GIVEN INFORMATION ->
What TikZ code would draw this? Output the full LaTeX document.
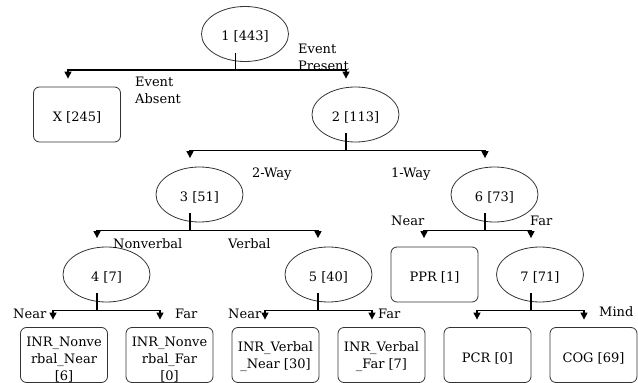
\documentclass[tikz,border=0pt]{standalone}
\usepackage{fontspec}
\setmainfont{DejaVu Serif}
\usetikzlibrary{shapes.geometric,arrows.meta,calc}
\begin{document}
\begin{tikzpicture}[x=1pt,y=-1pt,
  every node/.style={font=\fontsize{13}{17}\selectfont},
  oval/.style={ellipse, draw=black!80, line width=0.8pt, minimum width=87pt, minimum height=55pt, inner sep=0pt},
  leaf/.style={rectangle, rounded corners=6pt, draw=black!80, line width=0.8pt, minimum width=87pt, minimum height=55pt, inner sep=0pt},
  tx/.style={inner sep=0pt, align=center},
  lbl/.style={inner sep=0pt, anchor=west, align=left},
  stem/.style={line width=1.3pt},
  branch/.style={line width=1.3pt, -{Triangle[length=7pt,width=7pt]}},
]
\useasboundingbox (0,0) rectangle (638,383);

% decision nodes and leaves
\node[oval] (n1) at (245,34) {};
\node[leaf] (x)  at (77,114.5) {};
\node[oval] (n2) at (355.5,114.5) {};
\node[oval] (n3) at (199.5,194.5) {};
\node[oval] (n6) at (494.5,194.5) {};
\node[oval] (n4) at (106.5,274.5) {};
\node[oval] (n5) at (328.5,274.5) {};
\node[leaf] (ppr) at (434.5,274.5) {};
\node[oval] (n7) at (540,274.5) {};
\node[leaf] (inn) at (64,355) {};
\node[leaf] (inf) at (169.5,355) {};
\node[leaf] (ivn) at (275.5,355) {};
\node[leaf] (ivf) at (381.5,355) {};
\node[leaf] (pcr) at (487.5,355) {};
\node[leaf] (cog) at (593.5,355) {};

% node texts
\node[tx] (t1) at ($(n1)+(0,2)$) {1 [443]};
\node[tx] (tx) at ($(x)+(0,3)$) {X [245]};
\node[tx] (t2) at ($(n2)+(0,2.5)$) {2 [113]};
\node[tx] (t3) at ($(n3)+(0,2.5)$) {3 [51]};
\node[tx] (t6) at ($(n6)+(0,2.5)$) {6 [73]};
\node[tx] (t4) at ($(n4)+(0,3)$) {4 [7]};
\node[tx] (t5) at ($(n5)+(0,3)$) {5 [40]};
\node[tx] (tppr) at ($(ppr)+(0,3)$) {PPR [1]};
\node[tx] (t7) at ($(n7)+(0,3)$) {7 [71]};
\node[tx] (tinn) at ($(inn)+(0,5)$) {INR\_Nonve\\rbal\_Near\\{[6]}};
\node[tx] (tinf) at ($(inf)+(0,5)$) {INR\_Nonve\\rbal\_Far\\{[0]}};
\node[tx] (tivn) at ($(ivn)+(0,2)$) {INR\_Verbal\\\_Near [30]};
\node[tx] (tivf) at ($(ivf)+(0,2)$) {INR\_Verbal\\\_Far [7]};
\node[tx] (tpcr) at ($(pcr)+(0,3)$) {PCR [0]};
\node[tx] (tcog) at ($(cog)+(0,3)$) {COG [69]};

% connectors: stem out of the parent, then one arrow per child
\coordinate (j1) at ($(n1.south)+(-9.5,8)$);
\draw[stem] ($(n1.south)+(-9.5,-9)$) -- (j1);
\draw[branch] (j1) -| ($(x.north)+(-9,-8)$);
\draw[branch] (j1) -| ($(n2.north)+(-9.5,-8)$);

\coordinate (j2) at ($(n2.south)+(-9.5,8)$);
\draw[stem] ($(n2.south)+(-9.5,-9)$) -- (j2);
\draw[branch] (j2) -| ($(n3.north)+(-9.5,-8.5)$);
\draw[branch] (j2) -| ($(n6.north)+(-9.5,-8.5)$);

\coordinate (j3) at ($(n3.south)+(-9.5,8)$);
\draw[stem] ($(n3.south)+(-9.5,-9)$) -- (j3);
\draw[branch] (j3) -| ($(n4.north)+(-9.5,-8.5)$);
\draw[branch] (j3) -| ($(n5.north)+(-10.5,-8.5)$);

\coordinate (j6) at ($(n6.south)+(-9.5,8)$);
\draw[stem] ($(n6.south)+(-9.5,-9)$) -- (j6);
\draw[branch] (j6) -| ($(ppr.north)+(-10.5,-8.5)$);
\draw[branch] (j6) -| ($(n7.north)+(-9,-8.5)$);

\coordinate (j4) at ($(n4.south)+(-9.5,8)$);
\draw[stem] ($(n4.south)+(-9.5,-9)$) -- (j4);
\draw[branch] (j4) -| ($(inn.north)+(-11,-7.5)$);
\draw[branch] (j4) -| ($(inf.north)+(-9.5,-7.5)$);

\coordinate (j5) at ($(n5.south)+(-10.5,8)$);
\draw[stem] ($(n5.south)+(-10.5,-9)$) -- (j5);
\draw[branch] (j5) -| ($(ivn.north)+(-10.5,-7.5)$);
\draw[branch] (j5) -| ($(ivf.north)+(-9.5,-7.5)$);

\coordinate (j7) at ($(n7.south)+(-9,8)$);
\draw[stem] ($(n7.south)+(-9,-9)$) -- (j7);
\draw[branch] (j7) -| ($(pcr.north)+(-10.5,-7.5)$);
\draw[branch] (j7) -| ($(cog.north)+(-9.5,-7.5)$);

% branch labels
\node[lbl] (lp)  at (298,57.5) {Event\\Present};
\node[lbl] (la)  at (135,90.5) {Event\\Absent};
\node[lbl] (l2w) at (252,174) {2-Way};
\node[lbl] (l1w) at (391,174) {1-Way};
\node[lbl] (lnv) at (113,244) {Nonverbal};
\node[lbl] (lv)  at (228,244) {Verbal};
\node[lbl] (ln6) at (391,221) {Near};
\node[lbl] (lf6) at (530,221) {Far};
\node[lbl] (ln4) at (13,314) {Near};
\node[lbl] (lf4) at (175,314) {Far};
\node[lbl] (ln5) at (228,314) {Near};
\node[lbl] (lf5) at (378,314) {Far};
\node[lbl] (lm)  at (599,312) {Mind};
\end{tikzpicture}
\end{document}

WRITTEN INSTRUCTION ->
All of the material above is to be copied exactly, except for its images.

TASK RESPONSE ->
What TikZ code would draw this? Output the full LaTeX document.
\documentclass[tikz,border=0pt]{standalone}
\usepackage{fontspec}
\setmainfont{DejaVu Serif}
\usetikzlibrary{shapes.geometric,arrows.meta,calc}
\begin{document}
\begin{tikzpicture}[x=1pt,y=-1pt,
  every node/.style={font=\fontsize{13}{17}\selectfont},
  oval/.style={ellipse, draw=black!80, line width=0.8pt, minimum width=87pt, minimum height=55pt, inner sep=0pt},
  leaf/.style={rectangle, rounded corners=6pt, draw=black!80, line width=0.8pt, minimum width=87pt, minimum height=55pt, inner sep=0pt},
  tx/.style={inner sep=0pt, align=center},
  lbl/.style={inner sep=0pt, anchor=west, align=left},
  stem/.style={line width=1.3pt},
  branch/.style={line width=1.3pt, -{Triangle[length=7pt,width=7pt]}},
]
\useasboundingbox (0,0) rectangle (638,383);

% decision nodes and leaves
\node[oval] (n1) at (245,34) {};
\node[leaf] (x)  at (77,114.5) {};
\node[oval] (n2) at (355.5,114.5) {};
\node[oval] (n3) at (199.5,194.5) {};
\node[oval] (n6) at (494.5,194.5) {};
\node[oval] (n4) at (106.5,274.5) {};
\node[oval] (n5) at (328.5,274.5) {};
\node[leaf] (ppr) at (434.5,274.5) {};
\node[oval] (n7) at (540,274.5) {};
\node[leaf] (inn) at (64,355) {};
\node[leaf] (inf) at (169.5,355) {};
\node[leaf] (ivn) at (275.5,355) {};
\node[leaf] (ivf) at (381.5,355) {};
\node[leaf] (pcr) at (487.5,355) {};
\node[leaf] (cog) at (593.5,355) {};

% node texts
\node[tx] (t1) at ($(n1)+(0,2)$) {1 [443]};
\node[tx] (tx) at ($(x)+(0,3)$) {X [245]};
\node[tx] (t2) at ($(n2)+(0,2.5)$) {2 [113]};
\node[tx] (t3) at ($(n3)+(0,2.5)$) {3 [51]};
\node[tx] (t6) at ($(n6)+(0,2.5)$) {6 [73]};
\node[tx] (t4) at ($(n4)+(0,3)$) {4 [7]};
\node[tx] (t5) at ($(n5)+(0,3)$) {5 [40]};
\node[tx] (tppr) at ($(ppr)+(0,3)$) {PPR [1]};
\node[tx] (t7) at ($(n7)+(0,3)$) {7 [71]};
\node[tx] (tinn) at ($(inn)+(0,5)$) {INR\_Nonve\\rbal\_Near\\{[6]}};
\node[tx] (tinf) at ($(inf)+(0,5)$) {INR\_Nonve\\rbal\_Far\\{[0]}};
\node[tx] (tivn) at ($(ivn)+(0,2)$) {INR\_Verbal\\\_Near [30]};
\node[tx] (tivf) at ($(ivf)+(0,2)$) {INR\_Verbal\\\_Far [7]};
\node[tx] (tpcr) at ($(pcr)+(0,3)$) {PCR [0]};
\node[tx] (tcog) at ($(cog)+(0,3)$) {COG [69]};

% connectors: stem out of the parent, then one arrow per child
\coordinate (j1) at ($(n1.south)+(-9.5,8)$);
\draw[stem] ($(n1.south)+(-9.5,-9)$) -- (j1);
\draw[branch] (j1) -| ($(x.north)+(-9,-8)$);
\draw[branch] (j1) -| ($(n2.north)+(-9.5,-8)$);

\coordinate (j2) at ($(n2.south)+(-9.5,8)$);
\draw[stem] ($(n2.south)+(-9.5,-9)$) -- (j2);
\draw[branch] (j2) -| ($(n3.north)+(-9.5,-8.5)$);
\draw[branch] (j2) -| ($(n6.north)+(-9.5,-8.5)$);

\coordinate (j3) at ($(n3.south)+(-9.5,8)$);
\draw[stem] ($(n3.south)+(-9.5,-9)$) -- (j3);
\draw[branch] (j3) -| ($(n4.north)+(-9.5,-8.5)$);
\draw[branch] (j3) -| ($(n5.north)+(-10.5,-8.5)$);

\coordinate (j6) at ($(n6.south)+(-9.5,8)$);
\draw[stem] ($(n6.south)+(-9.5,-9)$) -- (j6);
\draw[branch] (j6) -| ($(ppr.north)+(-10.5,-8.5)$);
\draw[branch] (j6) -| ($(n7.north)+(-9,-8.5)$);

\coordinate (j4) at ($(n4.south)+(-9.5,8)$);
\draw[stem] ($(n4.south)+(-9.5,-9)$) -- (j4);
\draw[branch] (j4) -| ($(inn.north)+(-11,-7.5)$);
\draw[branch] (j4) -| ($(inf.north)+(-9.5,-7.5)$);

\coordinate (j5) at ($(n5.south)+(-10.5,8)$);
\draw[stem] ($(n5.south)+(-10.5,-9)$) -- (j5);
\draw[branch] (j5) -| ($(ivn.north)+(-10.5,-7.5)$);
\draw[branch] (j5) -| ($(ivf.north)+(-9.5,-7.5)$);

\coordinate (j7) at ($(n7.south)+(-9,8)$);
\draw[stem] ($(n7.south)+(-9,-9)$) -- (j7);
\draw[branch] (j7) -| ($(pcr.north)+(-10.5,-7.5)$);
\draw[branch] (j7) -| ($(cog.north)+(-9.5,-7.5)$);

% branch labels
\node[lbl] (lp)  at (298,57.5) {Event\\Present};
\node[lbl] (la)  at (135,90.5) {Event\\Absent};
\node[lbl] (l2w) at (252,174) {2-Way};
\node[lbl] (l1w) at (391,174) {1-Way};
\node[lbl] (lnv) at (113,244) {Nonverbal};
\node[lbl] (lv)  at (228,244) {Verbal};
\node[lbl] (ln6) at (391,221) {Near};
\node[lbl] (lf6) at (530,221) {Far};
\node[lbl] (ln4) at (13,314) {Near};
\node[lbl] (lf4) at (175,314) {Far};
\node[lbl] (ln5) at (228,314) {Near};
\node[lbl] (lf5) at (378,314) {Far};
\node[lbl] (lm)  at (599,312) {Mind};
\end{tikzpicture}
\end{document}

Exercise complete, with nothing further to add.